1. Geçenlerde Mehmet Barlas da soruyordu: Darbe davası mı, terör davası mı?
Son yazılarda bunun “darbe davası” olmayacağını yazmıştım; hâlâ oradayım.
“Darbe” olmuş bitmiş eylem olarak asla yargılanmadı; tam tersine, darbeciler bile “darbeye, ihtilale teşebbüs” gerekçesiyle arkadaşlarını yargıladı, işkenceden geçirdi, idam etti, ettirdi. Başkalarını da.
Bu iddianame, “silahlı terör örgütü kurmak” a dair. Oysa darbe, “zaten kurulu meşru silahlı örgüt” tarafından kaç kez yapıldı.
2. O yüzden bu iddianame Türkiye’deki vesayet sistemini değiştirmez. Esasında sistem de mahkemede değişmez. Toplumsal taleple, toplumsal baskıyla, toplumsal sıçramayla değişir. Ya da AB süreciyle filan yamuk yumuk yamalanır. Bir de... kim söyledi, bu iktidarın o vesayet sistemini değiştirmeye teşebbüs edebileceğini! Dünya görüşü her cinsten vesayete hepten karşı olmayanlar, başka vesayetlerden yakınsa da, köklü değişimlerden ürkebilir.
3. Ama bu iddianame, açılırsa dava ve kanıtlanırsa iddialar; ezber değiştirir:
Kimi faili meçhul yahut failini (kendimizce) bildiğimizi sandığımız cinayet, suikast ile bu yapının ilişkisi kanıtlanırsa, ülkenin yakın tarihi de yeniden yazılır, talihi de.
Provokasyon, sindirme, tahrik, kitle sürüklemek adına, cinayet bir yana, sözde kendisine yakın düşünenleri dahi öldür(t)ebilen bir zihniyet ile arasındaki akrabalıkları düşünmek zorunda kalır milyonlarca insan, onlarca gazeteci, siyasetçi ile onca asker.
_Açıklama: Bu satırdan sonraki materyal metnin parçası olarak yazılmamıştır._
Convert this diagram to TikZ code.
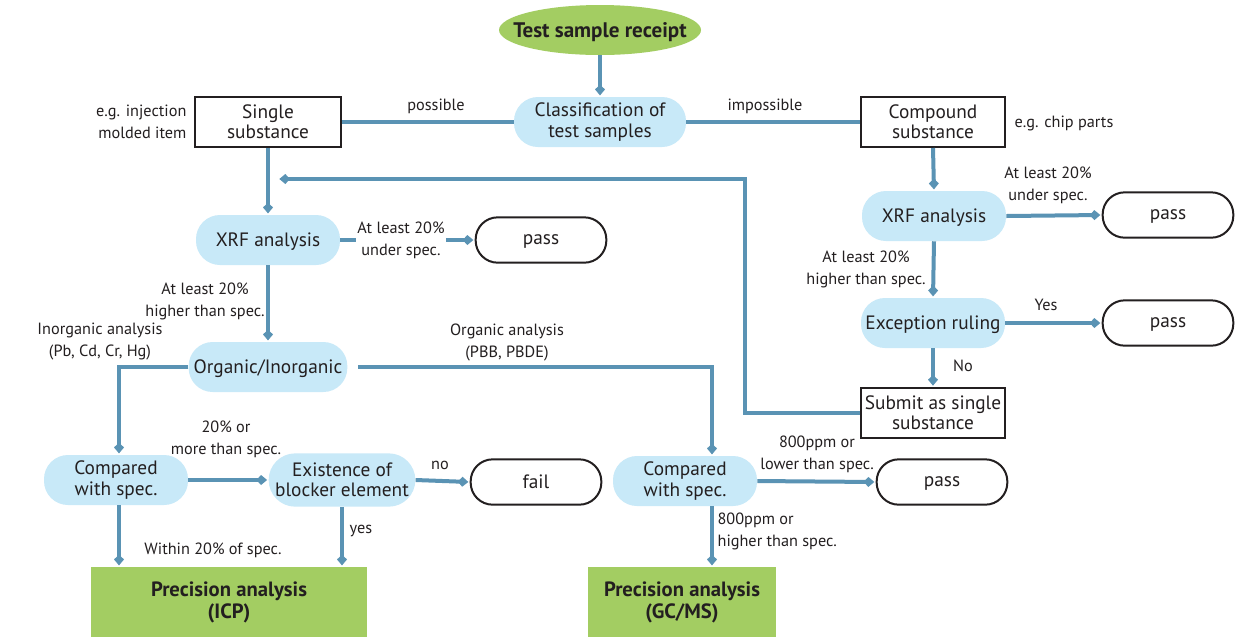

Siyasetçilik, gazetecilik, akademisyenlik ve askerlik gibi meslekler, görevler ile sorumluluklar üstüne daha derin tefekkür imkânı doğabilir. Bu mesleklerin ahlaki, insani, vicdani, hukuki, demokratik boyutlarını kavramak için fırsat olabilir.
4. İddianame, yukarıdaki nitelikleriyle, sadece “AKP’nin rövanşı, AKP ile hesaplaşan Atatürkçüler” kategorilerine de sığmaz.
İsnat edilen suçların, iddianamedeki suçlamaların birçoğu AKP’den öncesine ait. Dolayısıyla, her cepheden birçok kişi ön tanımlamalarını değiştirip başka tahliller yapabilmek zorunda. Belki de herhangi bir andaki darbe girişiminden ziyade, sürekli kaos, biat, vesayet, korku, dayatma ve Ortadoğu cehennemine sürüklenme manasında, “sürekli darbeli matkap” altında tutulmak istenen bir ülke üstüne kafa yormalı.
Bu amaçla oluşturulmuş, çalıştırılmış, kullanılmış, sonra birbirine ve başkalarına, başka işlere bulaşmış, kendine başka misyonlar yüklemiş, ideolojik kimyaları bulanmış birimler, kişiler filan.
5. Bu tür vesileler, herkesi turnusole batırıp çıkarıyor. Bukalemun derisi değişip duruyor.
Darbe karşıtı ve cinayetlere nefret dolu olmak, gerçeklerin ortaya çıkmasına tutkuyla bağlı olmak ile herhangi bir iktidara tutkalla bağlı, bağımlı olmak arasında ciddi bir fark olmalı. O mesafeyi kaçıranların demokratlık dozunun tozu fazladır! Tozunu alırsan, bakiyesi zayıf kalır.
Başka açıdan; iktidar karşıtlığı insanı, örgütü, partiyi otomatikman “suikastçı”nın filan yanına düşürüyorsa, bir de buna sol mol kılıf bulunuyorsa, yazıktır, günahtır, vahtır.
Böyle anlar, sadece laikliğe takılıp kalmamış cumhuriyetçiliğin de... sadece kimliklere takılıp kalmamış demokratlığın da daha yaygın adalet talepleriyle, vicdan ve insan kardeşliği renklerini daha fazla kazanabilmesi için aslında fırsattır.
Her türlü tahakküm, pusu, kışkırtma ile baskının reddine dönük siyaset için fırsattır.
Her türlü hakikatin ortaya çıkarılmasını talep eden ve bu işe kendini adayan hakiki gazetecilik için fırsattır.
Adil olabilmemiz, kendimizi sorgulamamız, kendimizi aşabilmemiz için fırsattır.